Ao fim, mais um diálogo em francês e um choro contido. E é neste momento que talvez esteja a pista sobre a dúvida suscitada desde a revelação da capa do single:

“Qu’est-ce que tu veux? (O que você quer?)
Qu’est-ce que tu veux de moi, putain de merde? (O que você quer de mim, merda?)
Qu’est-ce que tu veux de moi, de moi, putain de merde? (O que você quer de mim, de mim, merda?)
Hey gros, arrête de pleurer, tu sais (Ei grande, pare de chorar, você sabe)
Ça va aller (Vai)
Ça va aller gros, ça va aller, t’inquiète (Vai ser bom, vai ficar tudo bem, fique tranquilo)

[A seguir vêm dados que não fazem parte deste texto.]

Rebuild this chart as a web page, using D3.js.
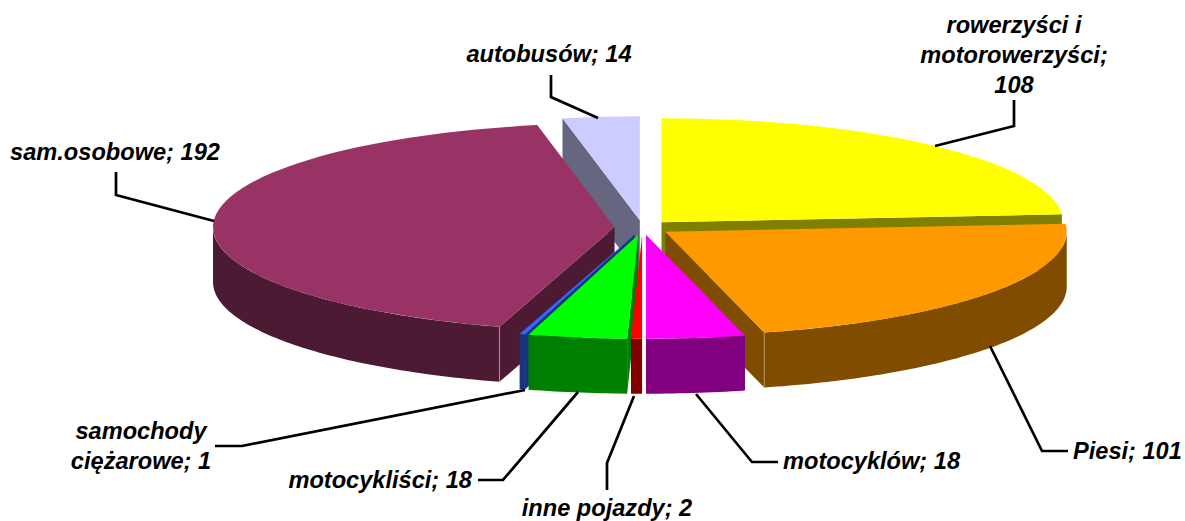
<!DOCTYPE html>
<html>
<head>
<meta charset="utf-8">
<style>
  html, body { margin: 0; padding: 0; background: #fff; }
  svg { display: block; }
  text { font-family: "Liberation Sans", Arial, sans-serif; font-weight: bold; font-style: italic; font-size: 23.6px; fill: #000; }
</style>
</head>
<body>
<script src="https://cdnjs.cloudflare.com/ajax/libs/d3/7.8.5/d3.min.js"></script>
<script>
// clockwise from 12 o'clock
const categories = ["rowerzyści i motorowerzyści", "Piesi", "motocyklów", "inne pojazdy",
                    "motocykliści", "samochody ciężarowe", "sam.osobowe", "autobusów"];
const values = [108, 101, 18, 2, 18, 1, 192, 14];
const topColors = ["#ffff00", "#ff9900", "#ff00ff", "#ff0000", "#00ff00", "#3366ff", "#993366", "#ccccff"];
const wallColors = ["#808000", "#804d00", "#800080", "#800000", "#008000", "#1a3380", "#4d1a33", "#666680"];

// label text, one entry per line
const labelLines = [
  ["rowerzyści i", "motorowerzyści;", "108"], ["Piesi; 101"], ["motocyklów; 18"], ["inne pojazdy; 2"],
  ["motocykliści; 18"], ["samochody", "ciężarowe; 1"], ["sam.osobowe; 192"], ["autobusów; 14"]
];
const labelAnchor = ["middle", "start", "start", "middle", "end", "middle", "middle", "middle"];
const labelX = [1014, 1073, 783, 607, 472, 141, 115, 549];
const labelY = [33, 459, 469, 516, 488, 439, 160, 62];
// leader lines, slice end -> elbow -> label end
const leaders = [
  [[935, 146], [1014, 126], [1014, 100]],
  [[990, 346], [1042, 451], [1068, 451]],
  [[696, 394], [752, 462], [778, 462]],
  [[634, 396], [607, 463], [607, 490]],
  [[578, 392], [503, 480], [478, 480]],
  [[525, 390], [242, 446], [215, 446]],
  [[214, 221], [116, 195], [116, 172]],
  [[598, 118], [551, 97], [551, 75]]
];

const width = 1185, height = 521;
const cx = 642.5, cy = 227.5, rx = 401.5, ry = 104, depth = 55, explode = 28;

const svg = d3.select("body").append("svg")
    .attr("width", width)
    .attr("height", height);

const pie = d3.pie().sort(null)(values);
const x = d3.scaleLinear().domain([-1, 1]).range([-rx, rx]);
const y = d3.scaleLinear().domain([-1, 1]).range([-ry, ry]);
const arc = d3.arc().innerRadius(0).outerRadius(rx);
const line = d3.line();
const area = d3.area().x(d => d[0]).y0(d => d[1]).y1(d => d[1] + depth);

// painter's order, back to front
const drawOrder = [7, 0, 6, 1, 5, 4, 3, 2];

drawOrder.forEach(function(i) {
  const d = pie[i];
  const mid = (d.startAngle + d.endAngle) / 2;
  const ox = cx + explode * Math.sin(mid);
  const oy = cy - explode * Math.cos(mid) * ry / rx;
  const rim = a => [ox + x(Math.sin(a)), oy + y(-Math.cos(a))];
  const g = svg.append("g");

  // flat cut faces, only those turned to the viewer
  [d.startAngle, d.endAngle].forEach(function(a, k) {
    const visible = k === 0 ? Math.sin(a) < -1e-6 : Math.sin(a) > 1e-6;
    if (!visible) return;
    const p = rim(a);
    g.append("path")
        .attr("d", line([[ox, oy], p, [p[0], p[1] + depth], [ox, oy + depth]]) + "Z")
        .attr("fill", wallColors[i]);
  });

  // curved outer wall, front half only
  const a0 = Math.max(d.startAngle, Math.PI / 2);
  const a1 = Math.min(d.endAngle, 3 * Math.PI / 2);
  if (a1 > a0) {
    const n = Math.ceil((a1 - a0) * 60);
    const pts = d3.range(n + 1).map(k => rim(a0 + (a1 - a0) * k / n));
    g.append("path").attr("d", area(pts)).attr("fill", wallColors[i]);
    if (a0 === d.startAngle && i === 6) {
      // pale seam where the cut face meets the curved wall
      g.append("path")
          .attr("d", line([pts[0], [pts[0][0], pts[0][1] + depth]]))
          .attr("stroke", "#c9a0b4").attr("stroke-width", 0.8).attr("fill", "none");
    }
    if (a1 === d.endAngle && i === 1) {
      g.append("path")
          .attr("d", line([pts[n], [pts[n][0], pts[n][1] + depth]]))
          .attr("stroke", "#b99a70").attr("stroke-width", 0.8).attr("fill", "none");
    }
  }

  // top face
  g.append("path")
      .attr("d", arc(d))
      .attr("transform", "translate(" + ox + "," + oy + ") scale(1," + (ry / rx) + ")")
      .attr("fill", topColors[i]);
});

// leader lines
svg.selectAll(".leader")
    .data(leaders)
  .enter().append("path")
    .attr("class", "leader")
    .attr("d", d => line(d))
    .attr("fill", "none")
    .attr("stroke", "#000")
    .attr("stroke-width", 2.7);

// labels
labelLines.forEach(function(lines, i) {
  svg.append("text")
      .attr("text-anchor", labelAnchor[i])
      .attr("data-name", categories[i])
      .selectAll("tspan")
      .data(lines)
    .enter().append("tspan")
      .attr("x", labelX[i])
      .attr("y", (d, k) => labelY[i] + k * 30)
      .text(d => d);
});
</script>
</body>
</html>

Hey, je te comprends (Ei, eu entendo você)
Il n’y a pas de mauvaise heure, il n’y a pas de mauvais choix (Não há tempo ruim, não há escolha errada)
Tant que tu es toi-même gros, t’inquiète (Contanto que você esteja firme, fique tranquilo)
Eh, on est frangins, tu es pas seul (Ei, somos irmãos, você não está sozinho)
Tu es pas seul (Voce não está sozinho)
Merci (Obrigado)
Tu as compris ou quoi? (Você entendeu ou o quê?)
Tu es pas seul ‘hijo’ (Você não está sozinho ‘filho’)”

Por fim, a dúvida sobre qual tipo de relação existe ali. Um misto de fotografia e cinema funde-se nesta canção que promete dar margem à histórias e devaneios diversos. Este é o indecifrável Baco Exu do Blues, que gosta de se descrever assim: “Não sou legível. Não sou entendível. Sou meu próprio deus, meu próprio santo, meu próprio poeta. Só eu posso fazer a minha arte. Só eu posso me descrever. Vocês não têm esse direito“, como fica explícito em mais um trecho da canção “B.B. King”. Cabe a cada um fazer sua livre interpretação da música que estreará nesta sexta-feira (29) em todas as plataformas digitais.